Gilberto Braga
Dramaturgo
E quem é que escrevia os dramas brasileiros que Tarcísio Meira, Paulo José, Eva Vilma e tantos outros levavam para a TV? Gilberto Braga, mais do que qualquer outro dramaturgo, ajudou a mostrar o Brasil visto pela TV e, como consequência, construiu um modo de arte, o folhetim de televisão, que seria marca da cultura do país. Uma forma de entender o alcance de sua obra é passear pelos personagens mais marcantes, quase sempre vilões. “Quem matou Odete Roitman?”, o país inteiro indagou, em 1989, curioso para saber quem atirara na figura interpretada por Beatriz Segall, de Vale Tudo, que não tinha vergonha de dizer a respeito do cotidiano carioca: “É um povo preguiçoso, isso aqui é uma mistura de raças que não deu certo”. Braga morreu em 26 de outubro, aos 75 anos, de infecção generalizada.
Luis Gustavo
Ator
Em abril de 1969, uma reportagem de VEJA chamava a atenção para o sucesso do “herói sem caráter”, um Macunaíma moderno criado por Bráulio Pedroso, com direção de Lima Duarte e Walter Avancini. “Beto, um jovem de classe média baixa, é um tipo disposto a todos os golpes menores para subir até o ambiente da burguesia paulista”, anotava o texto. “Ao lado de alguns momentos de lirismo e bondade, mente, trai, ilude a todos, ilude-se, foge do trabalho.” Eis o Beto Rockfeller interpretado por Luis Gustavo, um dos mais conhecidos personagens da TV brasileira.

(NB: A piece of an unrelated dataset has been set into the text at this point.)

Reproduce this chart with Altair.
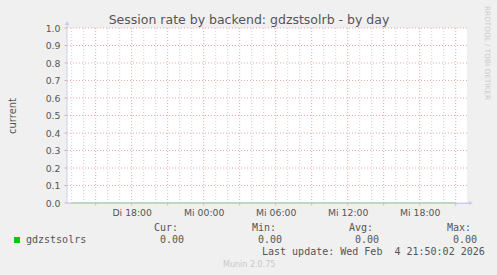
import altair as alt
import pandas as pd

# ---- data (hours since Tue "Di" 00:00) ----
title_text = "Session rate by backend: gdzstsolrb - by day"
x_domain = [12.61, 45.94]
minor_hours = [13, 14, 16, 17, 19, 20, 22, 23, 25, 26, 28, 29, 31, 32, 34, 35, 37, 38, 40, 41, 43, 44]
major_hours = [15, 18, 21, 24, 27, 30, 33, 36, 39, 42, 45]
label_hours = [18, 24, 30, 36, 42]
label_texts = ["Di 18:00", "Mi 00:00", "Mi 06:00", "Mi 12:00", "Mi 18:00"]
y_ticks = [0.0, 0.1, 0.2, 0.3, 0.4, 0.5, 0.6, 0.7, 0.8, 0.9, 1.0]
y_grid = [0.1, 0.2, 0.3, 0.4, 0.5, 0.6, 0.7, 0.8, 0.9, 1.0]
series_name = "gdzstsolrs"
series_hours = [13, 17, 21, 25, 29, 33, 37, 41, 45]
series_values = [0.0, 0.0, 0.0, 0.0, 0.0, 0.0, 0.0, 0.0, 0.0]
stat_heads = ["Cur:", "Min:", "Avg:", "Max:"]
stat_values = ["0.00", "0.00", "0.00", "0.00"]
last_update = "Last update: Wed Feb \u00a04 21:50:02 2026"
footer = "Munin 2.0.75"
side_text = "RRDTOOL / TOBI OETIKER"

W, H = 400, 175
SANS = "DejaVu Sans"
MONO = "DejaVu Sans Mono"
TXT = "#555555"
MGRID = "#E8A8A8"
GRID = "#CFCFCF"
AXIS = "#C8CCF4"

xscale = alt.Scale(domain=x_domain, nice=False, zero=False)
yscale = alt.Scale(domain=[0, 1], nice=False)

label_expr = "".join(
    f"datum.value == {h} ? '{t}' : " for h, t in zip(label_hours, label_texts)
) + "''"

xaxis = alt.Axis(values=label_hours, labelExpr=label_expr, grid=False, domain=False,
                 ticks=False, labelPadding=5, labelFontSize=9.3, labelFont=SANS,
                 labelColor=TXT, title=None, labelFlush=False)
yaxis = alt.Axis(values=y_ticks, format=".1f", grid=False, domain=False, ticks=False,
                 labelPadding=7, labelFontSize=9.3, labelFont=SANS, labelColor=TXT,
                 title="current", titleFont=SANS, titleFontSize=10,
                 titleFontWeight="normal", titleColor=TXT, titleAngle=-90,
                 titleX=-52, titleY=H / 2, titleBaseline="alphabetic",
                 titleAlign="center")


def X(field):
    return alt.X(field, scale=xscale, axis=xaxis)


def Y(field):
    return alt.Y(field, scale=yscale, axis=yaxis)


minor_df = pd.DataFrame({"h": minor_hours})
major_df = pd.DataFrame({"h": major_hours})
yg_df = pd.DataFrame({"v": y_grid})
yt_df = pd.DataFrame({"v": y_ticks})
ser_df = pd.DataFrame({"h": series_hours, "v": series_values})
one = pd.DataFrame({"a": [0]})

minor = alt.Chart(minor_df).mark_rule(color=GRID, strokeDash=[1, 2], strokeWidth=1).encode(
    x=X("h:Q")
)
major = alt.Chart(major_df).mark_rule(color=MGRID, strokeDash=[1, 2], strokeWidth=1).encode(
    x=X("h:Q")
)
major_ticks = alt.Chart(major_df).mark_rule(color=MGRID, strokeWidth=1).encode(
    x=X("h:Q"), y=alt.value(H), y2=alt.value(H + 2.5)
)
hgrid = alt.Chart(yg_df).mark_rule(color=MGRID, strokeDash=[1, 2], strokeWidth=1).encode(
    y=Y("v:Q")
)
yticks = alt.Chart(yt_df).mark_rule(color=MGRID, strokeWidth=1).encode(
    y=Y("v:Q"), x=alt.value(-2.5), x2=alt.value(0)
)
series = alt.Chart(ser_df).mark_line(color="#00CC00", strokeWidth=0.8).encode(
    x=X("h:Q"), y=Y("v:Q")
)
xaxis_line = alt.Chart(one).mark_rule(color=AXIS, strokeWidth=1.6).encode(
    x=alt.value(0), x2=alt.value(W + 4), y=alt.value(H + 0.2)
)
yaxis_line = alt.Chart(one).mark_rule(color=AXIS, strokeWidth=1).encode(
    x=alt.value(0), y=alt.value(-5), y2=alt.value(H)
)
x_arrow = alt.Chart(one).mark_point(shape="triangle-right", filled=True, color=AXIS, size=22, opacity=1).encode(
    x=alt.value(W + 4), y=alt.value(H)
)
y_arrow = alt.Chart(one).mark_point(shape="triangle-up", filled=True, color=AXIS, size=22, opacity=1).encode(
    x=alt.value(0), y=alt.value(-5)
)


def txt(text, x, y, font=SANS, size=10, color=TXT, align="left", angle=0, baseline="alphabetic"):
    return alt.Chart(one).mark_text(text=text, font=font, fontSize=size, color=color,
                                    align=align, baseline=baseline, angle=angle).encode(
        x=alt.value(x), y=alt.value(y))


OX, OY = 67, 28
texts = [
    txt(title_text, 249 - OX, 23.5 - OY, size=12.5, align="center"),
    txt(side_text, 485 - OX, 6 - OY, size=7.3, color="#CCCCCC", angle=90),
    txt(series_name, 26 - OX, 243 - OY, font=MONO),
    txt(last_update, 262 - OX, 254.5 - OY, font=MONO),
    txt(footer, 223 - OX, 267 - OY, size=8, color="#C8C8C8"),
]
for head, val, hx, vx in zip(stat_heads, stat_values, [154, 252, 349, 447], [160, 258, 355, 453]):
    texts.append(txt(head, hx - OX, 231 - OY, font=MONO))
    texts.append(txt(val, vx - OX, 243 - OY, font=MONO))

swatch = alt.Chart(one).mark_rect(color="#00CC00").encode(
    x=alt.value(14 - OX), x2=alt.value(20 - OX), y=alt.value(237 - OY), y2=alt.value(243 - OY)
)

chart = alt.layer(
    minor, major, hgrid, major_ticks, yticks, series, xaxis_line, yaxis_line, x_arrow, y_arrow,
    swatch, *texts
).properties(
    width=W, height=H,
    autosize=alt.AutoSizeParams(type="none"),
    padding={"left": OX, "top": OY, "right": 497 - OX - W, "bottom": 275 - OY - H},
    background="#F0F0F0",
).configure_view(fill="white", stroke=None)

chart.save("out.html", embed_options={"renderer": "svg", "actions": False})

Ele morreu em 19 de setembro, aos 87 anos, de câncer no intestino.
Orlando Drummond
Ator e Dublador
“Te dou o maiorrrrrr apoio”, dizia o “Seu” Peru da Escolinha do Professor Raimundo, esticando os erres. Namorador, logo avisava: “Use-me e abuse-me”. Sem falsa modéstia, resumia a graça de uma figura espalhafatosa, colorida e de gosto polêmico com um outro bordão adesivo: “Peru é cultura, cheio de ternura”. O ator a dar vida ao caricato personagem era Orlando Drummond, carioca nascido durante a gripe espanhola, em 1919, e que morreu em meio à pandemia do novo coronavírus, em 27 de julho, mas não de Covid-19. Tinha 101 anos e um outro capítulo menos conhecido na longeva carreira: a voz do Scooby-Doo e de tantas outras criaturas que fizeram fama na televisão brasileira era dele.
Paulo Gustavo
Ator e Diretor
Na onda em que surfou a comédia brasileira na última década, Paulo Gustavo foi rei — ou, como ele preferia, rainha. Os números em torno do humorista circulavam na casa do milhão. Minha Mãe É uma Peça, trilogia iniciada em 2013, com a qual o ator arrastou aos cinemas mais de 25 milhões de espectadores, somou mais de 300 milhões de reais em uma bilheteria sem precedente para o filão. Dona Hermínia, a querida e histriônica personagem, inspirada na própria mãe do ator, fez gargalhar brasileiros de todas as classes sociais. A morte de Paulo Gustavo, em 4 de maio, aos 42 anos, de Covid-19, deu nome e rosto à tragédia sanitária que levou quase 620 000 brasileiros.
Jean-Paul Belmondo
Ator
Para os americanos, não havia dúvida: aquele ator francês revelado em Acossado, de 1960, dirigido por Jean-Luc Godard, o filme inaugural da nouvelle vague, lembrava gigantes como Marlon Brando e James Dean, dado o vigor físico, o olhar irônico e o jeitão permanentemente desdenhoso com o cotidiano das relações em sociedade. O tom natural de interpretação de Jean-Paul Belmondo, como quem caminha pelos bulevares parisienses ao lado de Jean Seberg, com o The New York Herald Tribune em mãos, seria tão influente quanto os filmes em preto e branco de Godard e François Truffaut. Ele morreu em 6 de setembro, aos 88 anos, em Paris, de causas não reveladas pela família.
Christopher Plummer
Ator
“Fui treinado vocal e fisicamente para os textos de Shakespeare. Para fazer um papel ruim como o de Von Trapp, foi preciso usar todos os truques para preencher a carcaça vazia do personagem. Esse maldito filme me segue como um albatroz.” Era desse modo, rancoroso, que o ator canadense Christopher Plummer se referia ao capitão Georg von Trapp do inesquecível e querido filme musical A Noviça Rebelde, de 1965. Ele nunca conseguiu escapar do viúvo e pai de sete filhos que educa a prole de modo frio, até ter seu coração derretido pela delicadeza de Maria, a freira interpretada por Julie Andrews. Plummer morreu em 5 de fevereiro, aos 91 anos.